Here is a simple method:

template<typename T, typename A1, typename A2>
std::vector<T, A1> operator+( std::vector<T, A1> left, std::vector<T, A2> const& right ) {
  left.insert( left.end(), right.begin(), right.end() );
  return left;
}


int main() {
  std::vector<string> m = { "a", "b" );

  m = m + m + m;
}

but as @ChristianAmmer noted, overriding operator+ on a std::vector is ambiguous. And that would be wrong.

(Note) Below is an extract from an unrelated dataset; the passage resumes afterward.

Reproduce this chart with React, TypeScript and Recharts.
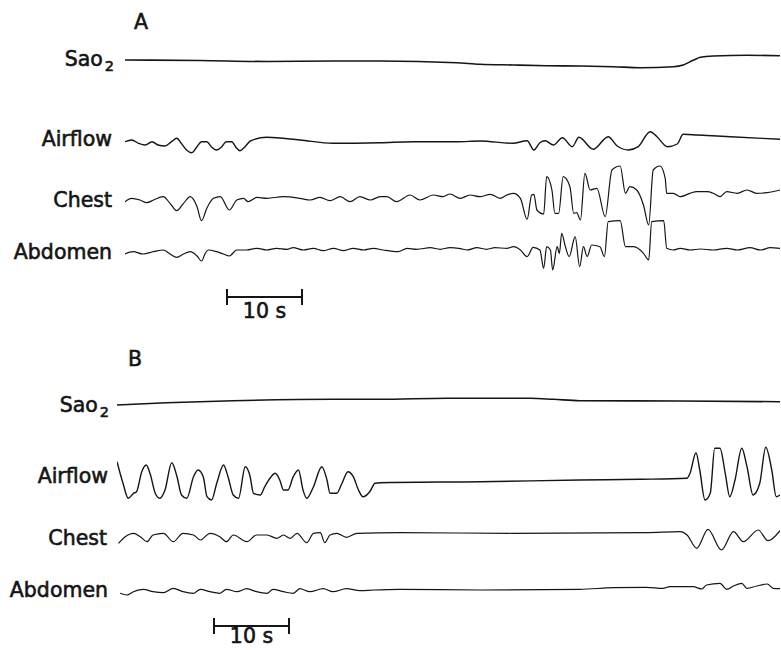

So you could go and write an entire infix named operator syntax, and use the magic of C++ to embed it in the C++ language, to get rid of that ambiguity. Sort of like this:

#include <utility>

template<typename Operation, short op>
struct InfixOp {
  Operation* self() { return static_cast<Operation*>(this); }
  Operation const* self() const { return static_cast<Operation const*>(this); }
};

template<typename first_type, typename Infix, short op>
struct PartialForm {
  Infix const* infix;

  first_type a;

  template<typename T>
  PartialForm(T&& first, Infix const* i):infix(i), a(std::forward<T>(first)) {}
};

#define OVERRIDE_OPERATORS(OP, CODE) \
template<\
  typename Left,\
  typename Operation\
>\
PartialForm<typename std::remove_reference<Left>::type, Operation, CODE> operator OP( Left&& left, InfixOp<Operation, CODE> const& op ) {\
  return PartialForm<typename std::remove_reference<Left>::type, Operation, CODE>( std::forward<Left>(left), op.self() );\
}\
\
template<\
  typename Right,\
  typename First,\
  typename Operation\
>\
auto operator OP( PartialForm<First, Operation, CODE>&& left, Right&& right )\
  ->decltype( (*left.infix)( std::move( left.a ), std::forward<Right>(right)) )\
{\
  return (*left.infix)( std::move( left.a ), std::forward<Right>(right) );\
}

OVERRIDE_OPERATORS(+, '+')
OVERRIDE_OPERATORS(*, '*')
OVERRIDE_OPERATORS(%, '%')
OVERRIDE_OPERATORS(^, '^')
OVERRIDE_OPERATORS(/, '/')
OVERRIDE_OPERATORS(==, '=')
OVERRIDE_OPERATORS(<, '<')
OVERRIDE_OPERATORS(>, '>')
OVERRIDE_OPERATORS(&, '&')
OVERRIDE_OPERATORS(|, '|')
//OVERRIDE_OPERATORS(!=, '!=')
//OVERRIDE_OPERATORS(<=, '<=')
//OVERRIDE_OPERATORS(>=, '>=')


template<typename Functor, char... ops>
struct Infix:InfixOp<Infix<Functor, ops...>, ops>...
{
  Functor f;
  template<typename F>
  explicit Infix(F&& f_in):f(std::forward<F>(f_in)) {}
  Infix(Infix<Functor, ops...> const& o):f(o.f) {}
  Infix(Infix<Functor, ops...>&& o):f(std::move(o.f)) {}
  Infix(Infix<Functor, ops...>& o):f(o.f) {}
  template<typename L, typename R>
  auto operator()( L&& left, R&& right ) const
    -> decltype( f(std::forward<L>(left), std::forward<R>(right)))
  {
    return f(std::forward<L>(left), std::forward<R>(right));
  }
};

template<char... ops, typename Functor>
Infix<Functor, ops...> make_infix( Functor&& f )
{
  return Infix<Functor, ops...>(std::forward<Functor>(f));
}

#include <vector>

struct append_vectors {
  template<typename T>
  std::vector<T> operator()(std::vector<T> left, std::vector<T>const& right) const {
    left.insert(left.end(), right.begin(), right.end());
    return std::move(left);
  }
};

struct sum_elements {
  template<typename T>
  std::vector<T> operator()(std::vector<T> left, std::vector<T>const& right) const {
    for(auto it = left.begin(), it2 = right.begin(); it != left.end() && it2 != right.end(); ++it, ++it2) {
      *it = *it + *it2;
    }
    return left;
  }
};
struct prod_elements {
  template<typename T>
  std::vector<T> operator()(std::vector<T> left, std::vector<T>const& right) const {
    for(auto it = left.begin(), it2 = right.begin(); it != left.end() && it2 != right.end(); ++it, ++it2) {
      *it = *it * *it2;
    }
    return left;
  }
};

#include <iostream>

int main() {
  auto append = make_infix<'+'>(append_vectors());
  auto sum = make_infix<'+'>(sum_elements());
  auto prod = make_infix<'*'>(prod_elements());

  std::vector<int> a = {1,2,3};
  a = a +append+ a +append+ a;
  a = a +sum+ a;
  a = a *prod* a;

  std::cout << a.size() << "\n";
  for (auto&& x:a) {
    std::cout << x << ",";
  }
  std::cout << "\n";
}

which has the advantage of clarity at the point where you use it (I mean, a = a +append+ a is pretty clear what it intends to do), at the cost of being a bit tricky to understand how it works, and a bit verbose for such a simple problem.

But at least the ambiguity is gone, which is a good thing, right?